Sonia and her parents were also deported. She served her sentence in Vorkuta. The girl, Svitlana Rudiak, escaped, and later in Bakivka she married a Slovak named Josyp Tarchu, and the two of them later went to Czechoslovakia.
ONE FORMER SOLDIER IDENTIFIED, BUT HE IS A STRANGER
Aunt Halka, one of my relatives, is eating a blessed apple. Opposite the memorial dedicated to the heroes of the national-liberation struggle stands the restored Church of St. Mary the Protectress. My aunt sighs sadly:
“Those widows whose husbands served in the Soviet army keep receiving pension increases. My husband limped on his wounded leg until he died; they all know that he had fought for Ukraine, but this state isn’t paying us anything for them.”
The few former Banderites who live in Lavriv can be counted on the fingers of one hand. Age is taking its toll. I remember when the village was sent into a paroxysm of excitement a few years ago when an UPA veteran arrived all the way from Great Britain. Half the villagers “recognized” him as one of their old friends or a relative believed to have perished long ago in a bunker. They say he kissed the earth of Lavriv after being driven to the village boundary from Lutsk, but he never gave his name and refused the invitation of the then village council chairman Arsen Sydorchuk to pay homage at the ancestors’ graves.

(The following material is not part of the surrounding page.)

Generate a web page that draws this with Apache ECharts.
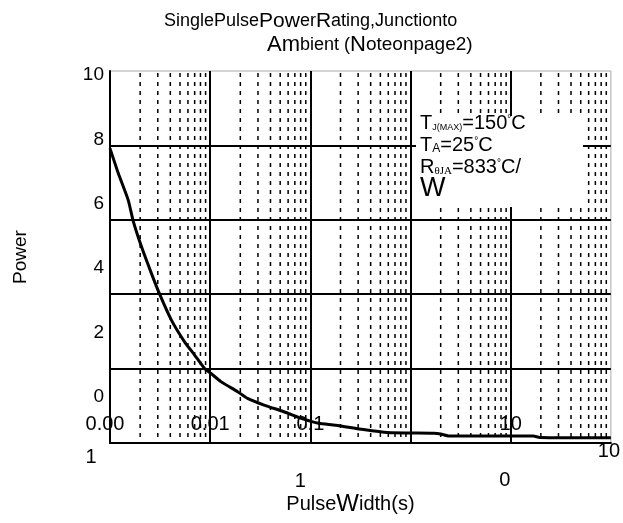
<!DOCTYPE html>
<html>
<head>
<meta charset="utf-8">
<script src="https://cdn.jsdelivr.net/npm/echarts@6/dist/echarts.min.js"></script>
<style>
  html, body { margin: 0; padding: 0; background: #fff; }
  #chart { width: 623px; height: 523px; }
</style>
</head>
<body>
<div id="chart"></div>
<script>
// Single pulse power curve: pulse width (s) against peak power
const pulseWidth = [0.001, 0.00121, 0.00152, 0.0017, 0.00206, 0.00259, 0.00313, 0.00409,
  0.00555, 0.00697, 0.00875, 0.0102, 0.0128, 0.0188, 0.0236, 0.0345, 0.0545, 0.086,
  0.121, 0.179, 0.339, 0.586, 1.71, 2.0, 2.4, 16.8, 19.5, 100];
const power = [7.92, 7.25, 6.53, 5.98, 5.28, 4.56, 4.0, 3.31,
  2.72, 2.37, 2.01, 1.87, 1.65, 1.38, 1.20, 1.02, 0.84, 0.64,
  0.53, 0.48, 0.36, 0.28, 0.26, 0.24, 0.19, 0.19, 0.15, 0.14];

// Axis ticks
const yTickValues = [0, 2, 4, 6, 8, 10];
const xTickExponents = [-3, -2, -1, 0, 1, 2];
const xTickUpper = ['0.00', '0.01', '0.1', '', '10', ''];
const xTickLower = ['1', '', '1', '', '0', '10'];

const FONT = "'Liberation Sans', Arial, sans-serif";

// dashed minor grid at 2..9 within each decade
const minorLines = [];
xTickExponents.slice(0, -1).forEach(function (e) {
  for (let m = 2; m <= 9; m++) minorLines.push([m * Math.pow(10, e), 0]);
});

function tickIndex(v) {
  return xTickExponents.indexOf(Math.round(Math.log10(v)));
}

const chart = echarts.init(document.getElementById('chart'));
chart.setOption({
  animation: false,
  backgroundColor: '#fff',
  textStyle: { fontFamily: FONT },
  title: [
    {
      left: 159, top: 6,
      text: '{s|SinglePulse}{b|Pow}{s|er}{b|R}{s|ating,Junctionto}',
      textStyle: {
        fontWeight: 'normal',
        rich: {
          s: { fontFamily: FONT, fontSize: 18, fontWeight: 'normal', color: '#000' },
          b: { fontFamily: FONT, fontSize: 21, fontWeight: 'normal', color: '#000' }
        }
      }
    },
    {
      left: 262, top: 29,
      text: '{b|Am}{s|bient (}{b|N}{m|oteonpage2)}',
      textStyle: {
        fontWeight: 'normal',
        rich: {
          s: { fontFamily: FONT, fontSize: 18, fontWeight: 'normal', color: '#000' },
          m: { fontFamily: FONT, fontSize: 19, fontWeight: 'normal', color: '#000' },
          b: { fontFamily: FONT, fontSize: 22, fontWeight: 'normal', color: '#000' }
        }
      }
    }
  ],
  grid: {
    left: 110, right: 9, top: 71, bottom: 80,
    show: true, borderColor: '#aaa', borderWidth: 1
  },
  xAxis: [
    {
      type: 'log', logBase: 10, min: 0.001, max: 100, position: 'bottom',
      axisLine: { lineStyle: { color: '#000', width: 2 } },
      axisTick: { show: false },
      splitLine: { show: true, showMinLine: false, showMaxLine: false,
        lineStyle: { color: '#000', width: 2 } },
      axisLabel: {
        inside: true, margin: 9, color: '#000', fontSize: 20, fontFamily: FONT,
        formatter: function (v) {
          const i = tickIndex(v);
          const t = xTickUpper[i] || '';
          if (!t) return '';
          return i === 0 ? '{l|' + t + '}' : t;
        },
        rich: { l: { fontSize: 20, fontFamily: FONT, color: '#000', padding: [0, 10, 0, 0] } }
      },
      name: '{a|Pulse}{b|W}{a|idth(s)}',
      nameLocation: 'middle', nameGap: 49,
      nameTextStyle: {
        padding: [0, 20, 0, 0],
        rich: {
          a: { fontFamily: FONT, fontSize: 20, color: '#000' },
          b: { fontFamily: FONT, fontSize: 24, color: '#000' }
        }
      }
    },
    {
      type: 'log', logBase: 10, min: 0.001, max: 100, position: 'bottom',
      axisLine: { show: false }, axisTick: { show: false }, splitLine: { show: false },
      axisLabel: {
        margin: -2, color: '#000', fontSize: 20, fontFamily: FONT,
        formatter: function (v) {
          const i = tickIndex(v);
          const t = xTickLower[i] || '';
          return t ? '{p' + i + '|' + t + '}' : '';
        },
        rich: {
          p0: { fontSize: 20, fontFamily: FONT, color: '#000', padding: [6, 38, 0, 0] },
          p2: { fontSize: 20, fontFamily: FONT, color: '#000', padding: [30, 20, 0, 0] },
          p4: { fontSize: 20, fontFamily: FONT, color: '#000', padding: [29, 12, 0, 0] },
          p5: { fontSize: 20, fontFamily: FONT, color: '#000', padding: [0, 4, 0, 0] }
        }
      }
    }
  ],
  yAxis: [
    {
      type: 'value', min: 0, max: 10, interval: 2, position: 'left',
      axisLine: { show: true, lineStyle: { color: '#000', width: 2 } },
      axisTick: { show: false },
      axisLabel: { show: false },
      splitLine: { show: true, showMinLine: false, showMaxLine: false,
        lineStyle: { color: '#000', width: 2 } },
      name: 'Power', nameLocation: 'middle', nameGap: 80,
      nameTextStyle: { fontFamily: FONT, fontSize: 19, color: '#000' }
    },
    {
      type: 'value', min: -1.429, max: 10.124, position: 'left',
      axisLine: { show: false }, axisTick: { show: false }, splitLine: { show: false },
      axisLabel: {
        customValues: yTickValues, margin: 6, color: '#000', fontSize: 19, fontFamily: FONT
      }
    }
  ],
  series: [
    {
      name: 'minor grid', type: 'custom', xAxisIndex: 0, yAxisIndex: 0,
      data: minorLines, silent: true, z: 1,
      renderItem: function (params, api) {
        const x = api.value(0);
        const top = api.coord([x, 10]);
        const bottom = api.coord([x, 0]);
        return {
          type: 'line',
          shape: { x1: top[0], y1: top[1] + 2, x2: bottom[0], y2: bottom[1] },
          style: { stroke: '#000', lineWidth: 1.5, lineDash: [4, 5] }
        };
      }
    },
    {
      name: 'Power', type: 'line', xAxisIndex: 0, yAxisIndex: 0,
      data: pulseWidth.map(function (x, i) { return [x, power[i]]; }),
      showSymbol: false, smooth: 0.2, z: 5,
      lineStyle: { color: '#000', width: 3 }
    }
  ],
  graphic: [
    {
      type: 'rect', left: 416, top: 116, z: 100,
      shape: { width: 167, height: 91 },
      style: { fill: '#fff' }
    },
    {
      type: 'text', left: 420, top: 113, z: 101,
      style: {
        text: '{t|T}{sub|J(MAX)}{t|=150}{deg|°}{t|C}\n' +
              '{t|T}{suba|A}{t|=25}{deg|°}{t|C}\n' +
              '{t|R}{subr|θJA}{t|=833}{deg|°}{t|C/}\n' +
              '{w|W}',
        rich: {
          t: { fontFamily: FONT, fontSize: 20, fill: '#000', lineHeight: 22 },
          sub: { fontFamily: FONT, fontSize: 9, fill: '#000', lineHeight: 22, padding: [10, 0, 0, 0] },
          suba: { fontFamily: FONT, fontSize: 12, fill: '#000', lineHeight: 22, padding: [8, 0, 0, 0] },
          subr: { fontFamily: "'Liberation Serif', serif", fontSize: 11, fill: '#000', lineHeight: 22, padding: [8, 0, 0, 0] },
          deg: { fontFamily: FONT, fontSize: 10, fill: '#000', lineHeight: 22, padding: [0, 0, 8, 0] },
          w: { fontFamily: FONT, fontSize: 27, fill: '#000', lineHeight: 22 }
        }
      }
    }
  ]
});
</script>
</body>
</html>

“What do you mean, he’s unidentified?” exclaims Sydorchuk, now the deputy head of the Lutsk oblast state administration. “I went to Lviv to pick him up. His name is Hnat Yushko. But he was not born in Lavriv, that’s for sure. He was not interested in anything there, not in the people or the history. When our church burned down (St. George’s Church in the old graveyard) I wrote so many letters asking for help! One letter was published in a journal read by Ukrainian emigres all over the world. Hnat got in touch with the editor, Pavlo Dorozhynsky, and asked how much he could trust those people and whether his donation would be of any use.
“While he was visiting Lavriv, Yushko lived with the family of Stepan Dyl, Mykhailo Korolchuk’s son-in-law. His Uncle Yosyp Dyl has lived in Great Britain for a long time; he found his way there after World War II.
“This man Yushko was not active in the Ukrainian community. My uncle was the head of the community in Nottingham, and we have lots of acquaintances there, including people from Hnat’s village. My wife and I have visited Great Britain 11 times, but no one seems to know him. He stayed at my place for several days. He said he was born in Vyshenky, a village in Ternopil oblast. I told him I could take him to his native village, no problem. He said no. He visited it only once after the war. His sister and nephews lived there. He started sending money to them, but then there were some misunderstandings, and he stopped sending money. He had a British wife and two children, but then something went wrong and he moved to the Ukrainian Club where he was given shelter. When we were in Britain, we called him and hoped that he would invite us over. He didn’t and then all our contacts broke off.”
The Banderite “stranger” donated 5,000 dollars to the church in Lavriv. The roof was covered with tin and icons were purchased.
Quite a few Lavriv insurgents have died without ever talking about the past. Recently we found a photograph of Leonid Romaniv, another participant in the battle of 1945. He was not even 20 years old when he was wounded and died for Ukraine. This village, which found itself at the crossroads of the great highways of history — invaded by Tatars, Turks, the French, Austrians, Cossacks, Germans, and Poles — is immortalizing history on its own small scale. But without state recognition, all these memorials will remain monuments without memory.